--- Start of Provided material ---

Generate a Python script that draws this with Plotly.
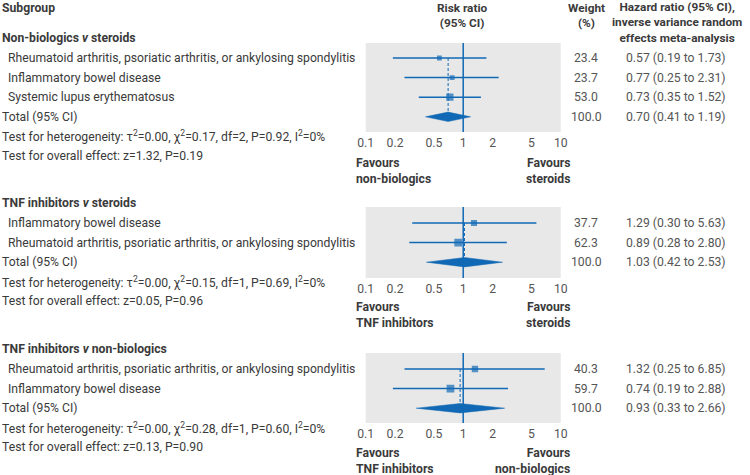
import plotly.graph_objects as go

# ---- data ----
p1_title = "Non-biologics <i>v</i> steroids"
p1_labels = ["Rheumatoid arthritis, psoriatic arthritis, or ankylosing spondylitis",
             "Inflammatory bowel disease", "Systemic lupus erythematosus"]
p1_weight = [23.4, 23.7, 53.0]
p1_est = [0.57, 0.77, 0.73]
p1_lo = [0.19, 0.25, 0.35]
p1_hi = [1.73, 2.31, 1.52]
p1_total = [0.70, 0.41, 1.19]
p1_het = "τ<sup>2</sup>=0.00, χ<sup>2</sup>=0.17, df=2, P=0.92, I<sup>2</sup>=0%"
p1_effect = "z=1.32, P=0.19"
p1_favours = ["non-biologics", "steroids"]

p2_title = "TNF inhibitors <i>v</i> steroids"
p2_labels = ["Inflammatory bowel disease",
             "Rheumatoid arthritis, psoriatic arthritis, or ankylosing spondylitis"]
p2_weight = [37.7, 62.3]
p2_est = [1.29, 0.89]
p2_lo = [0.30, 0.28]
p2_hi = [5.63, 2.80]
p2_total = [1.03, 0.42, 2.53]
p2_het = "τ<sup>2</sup>=0.00, χ<sup>2</sup>=0.15, df=1, P=0.69, I<sup>2</sup>=0%"
p2_effect = "z=0.05, P=0.96"
p2_favours = ["TNF inhibitors", "steroids"]

p3_title = "TNF inhibitors <i>v</i> non-biologics"
p3_labels = ["Rheumatoid arthritis, psoriatic arthritis, or ankylosing spondylitis",
             "Inflammatory bowel disease"]
p3_weight = [40.3, 59.7]
p3_est = [1.32, 0.74]
p3_lo = [0.25, 0.19]
p3_hi = [6.85, 2.88]
p3_total = [0.93, 0.33, 2.66]
p3_het = "τ<sup>2</sup>=0.00, χ<sup>2</sup>=0.28, df=1, P=0.60, I<sup>2</sup>=0%"
p3_effect = "z=0.13, P=0.90"
p3_favours = ["TNF inhibitors", "non-biologics"]

tick_vals = [0.1, 0.2, 0.5, 1, 2, 5, 10]
tick_text = ["0.1", "0.2", "0.5", "1", "2", "5", "10"]

panels = [
    dict(title=p1_title, labels=p1_labels, weight=p1_weight, est=p1_est, lo=p1_lo, hi=p1_hi,
         total=p1_total, het=p1_het, effect=p1_effect, favours=p1_favours,
         top=38, grey=(43, 132), fav=163),
    dict(title=p2_title, labels=p2_labels, weight=p2_weight, est=p2_est, lo=p2_lo, hi=p2_hi,
         total=p2_total, het=p2_het, effect=p2_effect, favours=p2_favours,
         top=203, grey=(207, 278), fav=307),
    dict(title=p3_title, labels=p3_labels, weight=p3_weight, est=p3_est, lo=p3_lo, hi=p3_hi,
         total=p3_total, het=p3_het, effect=p3_effect, favours=p3_favours,
         top=349, grey=(353, 423), fav=453),
]

# ---- style ----
W, H = 750, 475
FONT = "Roboto"
BLUE = "#1169b5"
TEXT = "#3a3a3a"
VAL = "#555555"
FS = 12.2
HS = 11.8          # header font size
ROW = 19.6
X0, X1 = 365, 564  # pixel extent of the grey panels
LX = -7            # left edge used for the subgroup column


def px(x):
    return x / W


def py(y):
    return 1 - y / H


fig = go.Figure()
ann = []


def text(x, y, s, anchor="left", bold=False, color=TEXT, size=FS):
    if bold:
        s = "<b>" + s + "</b>"
    ann.append(dict(x=px(x), y=py(y), xref="paper", yref="paper", text=s, showarrow=False,
                    xanchor=anchor, yanchor="middle", borderpad=0, align=anchor,
                    font=dict(family=FONT, size=size, color=color)))


# column headers
text(LX, 8, "Subgroup", bold=True)
text(464, 15.5, "Risk ratio<br>(95% CI)", anchor="center", bold=True, size=HS)
text(590, 15.5, "Weight<br>(%)", anchor="center", bold=True, size=HS)
text(683, 23, "Hazard ratio (95% CI),<br>inverse variance random<br>effects meta-analysis",
     anchor="center", bold=True, size=HS)

for i, p in enumerate(panels):
    n = len(p["labels"])
    first = p["top"] + 20
    xa = "x" if i == 0 else "x%d" % (i + 1)
    ya = "y" if i == 0 else "y%d" % (i + 1)
    gt, gb = p["grey"]

    # left column text
    text(LX, p["top"], p["title"], bold=True)
    for k, lab in enumerate(p["labels"]):
        text(LX + 6, first + k * ROW, lab)
        text(590, first + k * ROW, "%.1f" % p["weight"][k], anchor="center", color=VAL)
        text(682, first + k * ROW, "%.2f (%.2f to %.2f)" % (p["est"][k], p["lo"][k], p["hi"][k]),
             anchor="center", color=VAL)
    text(LX, first + n * ROW, "Total (95% CI)")
    text(590, first + n * ROW, "100.0", anchor="center", color=VAL)
    est, lo, hi = p["total"]
    text(682, first + n * ROW, "%.2f (%.2f to %.2f)" % (est, lo, hi), anchor="center", color=VAL)
    text(LX, first + (n + 1) * ROW, "Test for heterogeneity: " + p["het"])
    text(LX, first + (n + 2) * ROW, "Test for overall effect: " + p["effect"])

    # favours labels
    text(X0 - 11, p["fav"] + 7.5, "Favours<br>" + p["favours"][0], bold=True)
    text(X1 + 10, p["fav"] + 7.5, "Favours<br>" + p["favours"][1], anchor="right", bold=True)

    # confidence intervals
    cx, cy = [], []
    for k in range(n):
        cx += [p["lo"][k], p["hi"][k], None]
        cy += [k, k, None]
    fig.add_trace(go.Scatter(x=cx, y=cy, mode="lines", line=dict(color=BLUE, width=1.5),
                             xaxis=xa, yaxis=ya, hoverinfo="skip"))
    # dashed line at pooled estimate
    fig.add_trace(go.Scatter(x=[est, est], y=[0, n], mode="lines",
                             line=dict(color=BLUE, width=1, dash="3px,2px"),
                             xaxis=xa, yaxis=ya, hoverinfo="skip"))
    # squares sized by weight
    fig.add_trace(go.Scatter(x=p["est"], y=list(range(n)), mode="markers",
                             marker=dict(symbol="square", color=BLUE,
                                         size=[w ** 0.5 for w in p["weight"]], line=dict(width=0)),
                             xaxis=xa, yaxis=ya))
    # pooled diamond
    h = 0.24
    fig.add_trace(go.Scatter(x=[lo, est, hi, est, lo], y=[n, n - h, n, n + h, n], mode="lines",
                             fill="toself", fillcolor=BLUE, line=dict(color=BLUE, width=0.5),
                             xaxis=xa, yaxis=ya, hoverinfo="skip"))

    rng = [(gb - first) / ROW, (gt - first) / ROW]
    dom = [py(gb), py(gt)]
    xkey = "xaxis" if i == 0 else "xaxis%d" % (i + 1)
    ykey = "yaxis" if i == 0 else "yaxis%d" % (i + 1)
    fig.update_layout(**{
        xkey: dict(type="log", range=[-1, 1], domain=[px(X0), px(X1)], anchor=ya,
                   tickvals=tick_vals, ticktext=tick_text, showgrid=False, zeroline=False,
                   showline=False, ticks="", ticklabelstandoff=2,
                   tickfont=dict(family=FONT, size=FS, color=VAL), fixedrange=True),
        ykey: dict(range=rng, domain=dom, anchor=xa, visible=False, fixedrange=True),
    })
    fig.add_shape(type="line", x0=1, x1=1, xref=xa, y0=0, y1=1, yref=ya + " domain",
                  line=dict(color=BLUE, width=1.5), layer="above")

fig.update_layout(
    width=W, height=H, margin=dict(l=0, r=0, t=0, b=0),
    paper_bgcolor="white", plot_bgcolor="#e8e8e8",
    showlegend=False, annotations=ann,
    font=dict(family=FONT, color=TEXT),
)

# drop the browser's default body margin so the figure sits at the window origin
fig.write_html("out.html", config={"displayModeBar": False},
               post_script="document.body.style.margin='0';")
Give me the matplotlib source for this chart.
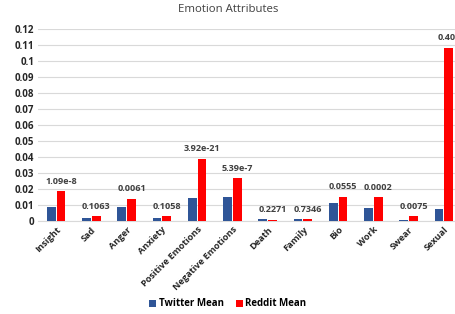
import matplotlib
matplotlib.use("Agg")
import matplotlib.pyplot as plt
import numpy as np

plt.rcParams['font.family'] = ['Open Sans', 'DejaVu Sans']

categories = ["Insight", "Sad", "Anger", "Anxiety", "Positive Emotions", "Negative Emotions",
              "Death", "Family", "Bio", "Work", "Swear", "Sexual"]
twitter_mean = [0.0086, 0.0019, 0.0090, 0.0019, 0.0144, 0.0150, 0.0013, 0.0013, 0.0110, 0.0081, 0.0009, 0.0075]
reddit_mean = [0.0188, 0.0031, 0.0140, 0.0031, 0.0390, 0.0270, 0.0007, 0.0011, 0.0152, 0.0148, 0.0031, 0.1083]
p_values = ["1.09e-8", "0.1063", "0.0061", "0.1058", "3.92e-21", "5.39e-7",
            "0.2271", "0.7346", "0.0555", "0.0002", "0.0075", "0.404"]
yticks = [0, 0.01, 0.02, 0.03, 0.04, 0.05, 0.06, 0.07, 0.08, 0.09, 0.1, 0.11, 0.12]
ytick_labels = ["0", "0.01", "0.02", "0.03", "0.04", "0.05", "0.06", "0.07", "0.08", "0.09", "0.1", "0.11", "0.12"]

fig = plt.figure(figsize=(4.56, 3.14), dpi=100)
ax = fig.add_axes([38.5/456, 1-221/314, 423/456, (221-29)/314])

x = np.arange(len(categories))
w = 0.25
off = w/2 + 0.015
ax.bar(x - off, twitter_mean, w, color="#2F5597", label="Twitter Mean", zorder=3)
ax.bar(x + off, reddit_mean, w, color="#FF0000", label="Reddit Mean", zorder=3)

for xi, t, r, p in zip(x, twitter_mean, reddit_mean, p_values):
    ax.text(xi + off, max(t, r) + 0.0033, p, ha="center", va="bottom", fontsize=6.6,
            fontweight="bold", color="#404040", zorder=4, clip_on=False)

ax.set_xlim(-0.5, len(categories) - 0.5)
ax.set_ylim(0, 0.12)
ax.set_yticks(yticks)
ax.set_yticklabels(ytick_labels, fontsize=7, fontweight="bold", color="#262626")
ax.set_xticks(x)
ax.set_xticklabels(categories, rotation=45, ha="right", rotation_mode="anchor",
                   fontsize=6.6, fontweight="bold", color="#262626")
ax.tick_params(axis="both", length=0, pad=3)
ax.yaxis.grid(True, color="#D9D9D9", linewidth=0.8, zorder=0)
for s in ["top", "right", "left"]:
    ax.spines[s].set_visible(False)
ax.spines["bottom"].set_color("#D9D9D9")

fig.text(0.5, 1 - 10/314, "Emotion Attributes", ha="center", va="center", fontsize=8.2, color="#404040")

handles, labels = ax.get_legend_handles_labels()
fig.legend(handles, labels, loc="center", bbox_to_anchor=(0.5, 1 - 304/314), ncol=2,
           frameon=False, prop={"weight": "bold", "size": 7},
           handlelength=0.7, handleheight=0.7, handletextpad=0.3, columnspacing=1.2)

fig.savefig("out.png", dpi=100)
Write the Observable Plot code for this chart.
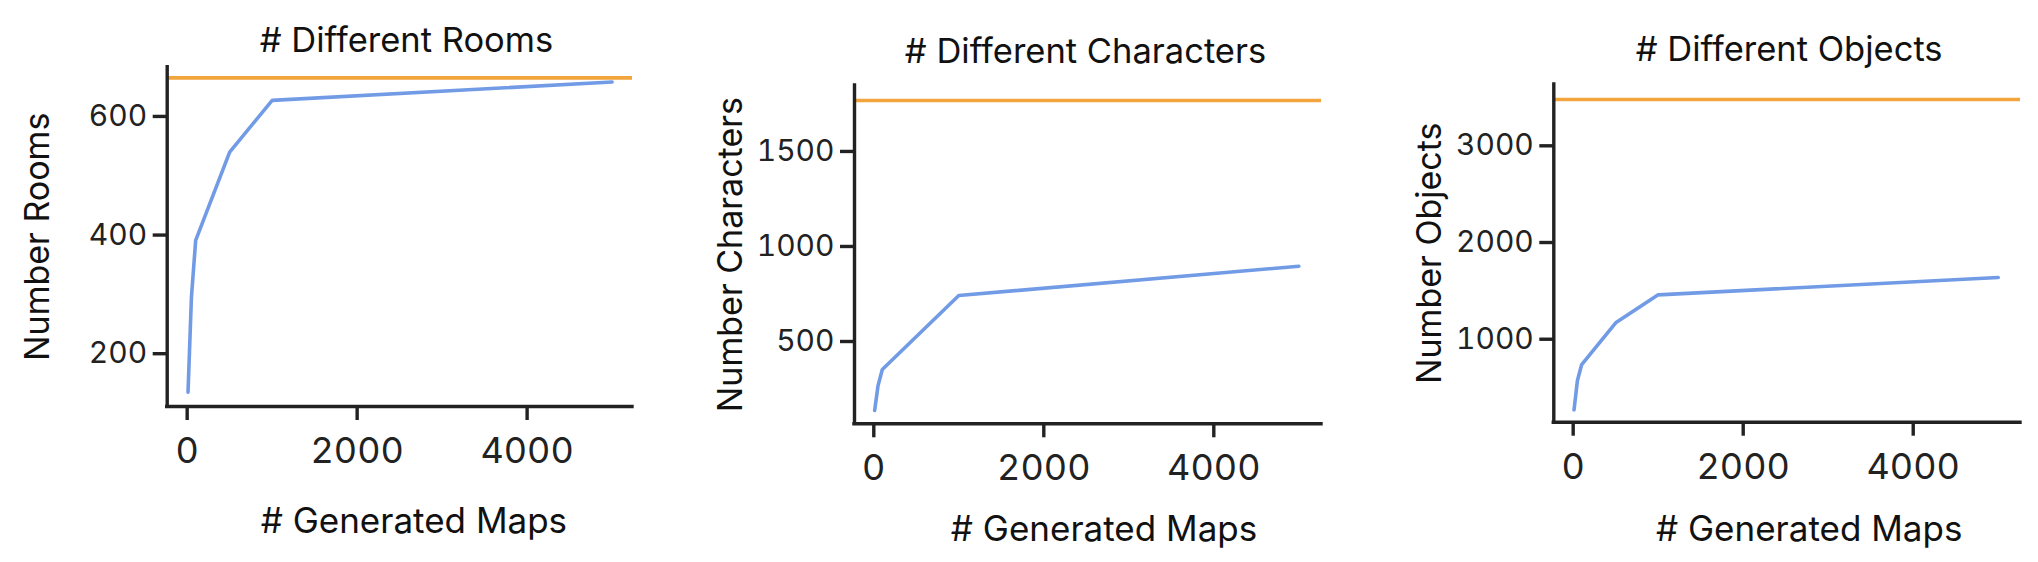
<!DOCTYPE html>
<html><head><meta charset="utf-8">
<script src="https://cdn.jsdelivr.net/npm/d3@7"></script>
<script src="https://cdn.jsdelivr.net/npm/@observablehq/plot@0.6"></script>
<style>
body{margin:0;background:#fff;}
#wrap{position:relative;width:2038px;height:562px;overflow:hidden;font-family:Inter,sans-serif;background:#fff;}
.panel{position:absolute;top:0;}
</style></head><body><div id="wrap"></div>
<script>
// ---- data ----
const mapsRooms = [10, 50, 100, 500, 1000, 5000];
const roomCounts = [135, 295, 391, 540, 627, 658];
const roomsTotal = 665;

const mapsCharacters = [10, 50, 100, 1000, 5000];
const characterCounts = [137, 268, 353, 742, 896];
const charactersTotal = 1768;

const mapsObjects = [10, 50, 100, 500, 1000, 5000];
const objectCounts = [270, 573, 738, 1170, 1459, 1638];
const objectsTotal = 3479;

const xTicks = [0, 2000, 4000];
const roomTicks = [200, 400, 600];
const characterTicks = [500, 1000, 1500];
const objectTicks = [1000, 2000, 3000];

const titles = ["# Different Rooms", "# Different Characters", "# Different Objects"];
const yLabels = ["Number Rooms", "Number Characters", "Number Objects"];
const xLabel = "# Generated Maps";

// ---- layout ----
const BLUE = "#729be6", ORANGE = "#f2a53c", INK = "#222";
const panels = [
  {left: 0, width: 680, mL: 166.7, mR: 48, mT: 66.7, mB: 156,
   xDomain: [-235, 5240], yDomain: [111, 683],
   xs: mapsRooms, ys: roomCounts, total: roomsTotal, ticks: roomTicks,
   titleDx: 6.6, titleDy: -14.7, xLabDx: 14, xLabDy: 115.7, yLabDx: -128.7},
  {left: 680, width: 680, mL: 174, mR: 39, mT: 85, mB: 138.7,
   xDomain: [-227, 5267], yDomain: [67, 1847],
   xs: mapsCharacters, ys: characterCounts, total: charactersTotal, ticks: characterTicks,
   titleDx: -2.5, titleDy: -23, xLabDx: 16, xLabDy: 105.7, yLabDx: -123},
  {left: 1360, width: 678, mL: 193.3, mR: 18, mT: 84, mB: 140.3,
   xDomain: [-228, 5262], yDomain: [142, 3634],
   xs: mapsObjects, ys: objectCounts, total: objectsTotal, ticks: objectTicks,
   titleDx: 2, titleDy: -24, xLabDx: 22, xLabDy: 107.3, yLabDx: -123.3}
];

const wrap = document.getElementById("wrap");
panels.forEach((p, i) => {
  const data = p.xs.map((x, j) => ({x, y: p.ys[j]}));
  const chart = Plot.plot({
    width: p.width, height: 562,
    marginLeft: p.mL, marginRight: p.mR, marginTop: p.mT, marginBottom: p.mB,
    x: {domain: p.xDomain},
    y: {domain: p.yDomain},
    style: {fontFamily: "Inter, sans-serif", fontSize: "30px", color: INK, background: "transparent", overflow: "visible"},
    marks: [
      Plot.ruleY([p.total], {stroke: ORANGE, strokeWidth: 3.6}),
      Plot.line(data, {x: "x", y: "y", stroke: BLUE, strokeWidth: 3.6, strokeLinejoin: "round"}),
      Plot.ruleX([p.xDomain[0]], {stroke: INK, strokeWidth: 3.4, strokeLinecap: "square"}),
      Plot.ruleY([p.yDomain[0]], {stroke: INK, strokeWidth: 3.4, strokeLinecap: "square"}),
      Plot.axisX({ticks: xTicks, tickSize: 14, tickPadding: 17, fontSize: 36, strokeWidth: 3.4, label: null, tickFormat: d => String(d)}),
      Plot.axisY({ticks: p.ticks, tickSize: 14, tickPadding: 6, fontSize: 30, strokeWidth: 3.4, label: null, tickFormat: d => String(d)}),
      Plot.text([titles[i]], {frameAnchor: "top", dx: p.titleDx, dy: p.titleDy, lineAnchor: "bottom", textAnchor: "middle", fontSize: 34.5, fill: "#111"}),
      Plot.text([xLabel], {frameAnchor: "bottom", dx: p.xLabDx, dy: p.xLabDy, lineAnchor: "middle", textAnchor: "middle", fontSize: 35, fill: "#111"}),
      Plot.text([yLabels[i]], {frameAnchor: "left", dx: p.yLabDx, rotate: -90, lineAnchor: "middle", textAnchor: "middle", fontSize: 34, fill: "#111"})
    ]
  });
  const div = document.createElement("div");
  div.className = "panel";
  div.style.left = p.left + "px";
  div.appendChild(chart);
  wrap.appendChild(div);
});
</script>
</body></html>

--- End of Provided material ---

Write out the lines beginning with the one that contains "Give me the matplotlib source for this chart." and ending with the one that contains "plt.rcParams['font.family'] = ['Open", exactly as given. Leave pictures out.

Give me the matplotlib source for this chart.
import matplotlib
matplotlib.use("Agg")
import matplotlib.pyplot as plt
import numpy as np

plt.rcParams['font.family'] = ['Open Sans', 'DejaVu Sans']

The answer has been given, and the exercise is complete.